The federal Infrastructure Investment and Jobs Act, passed by Congress on Nov. 6 of last year,, will provide money to, among other things, rebuild 20,000 miles of road and 10,000 bridges. Among the calculations of the plan is that one in five miles of major highway in the United States is in poor condition. This is certainly the case with the largest major road network in America: the Dwight D. Eisenhower National System of Interstate and Defense Highways, also known as the Interstate Highway System. The first parts of this were built in 1956. (The system encompasses many of the longest roads in America.)
Several think tanks and engineers’ groups issue reports on the state of America’s infrastructure, usually with a focus on roads, bridges, tunnels, water and sewage systems, and airports. One of the most highly regarded of these is the Libertarian Reason Foundation’s Annual Highway Report. The 26th annual edition of the report was released recently, and it names New Jersey as the state with the worst highways in America. (Perhaps surprisingly, the Garden State isn’t home to any of America’s 50 worst cities to drive in.)

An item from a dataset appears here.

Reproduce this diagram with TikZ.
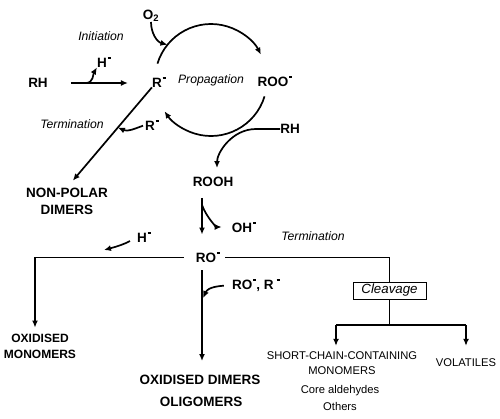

Using data from 2019 and 2020, the report looks at state-controlled highways. In sum, the report says, “State-controlled mileage encompasses the state highway systems, state-agency toll roads, some ferry services, and smaller systems serving universities and state-owned properties. It includes the Interstate System, the National Highway System, and most federal-aid system roads.”
The report’s co-author, Baruch Feigenbaum, told Route Fifty that “States need to ensure their highway spending produces safer roads, smoother pavement, fewer deficient bridges, and less traffic congestion. The states with the best overall rankings maintain better-than-average highways with relatively efficient spending per mile.”
The report uses 13 yardsticks to create a final ranking for each state. These include state financial disbursements for roads and bridges, disbursements for maintenance, analysis of both urban and rural roads, pavement condition, and structurally deficient bridges.
North Dakota topped the list for best highways, followed by Virginia, Missouri, and Kentucky. The state with the highest score – indicating the worst overall performance ranking – is New Jersey. It fell last in almost every measure of disbursements and near the bottom of the rankings for urban congestion.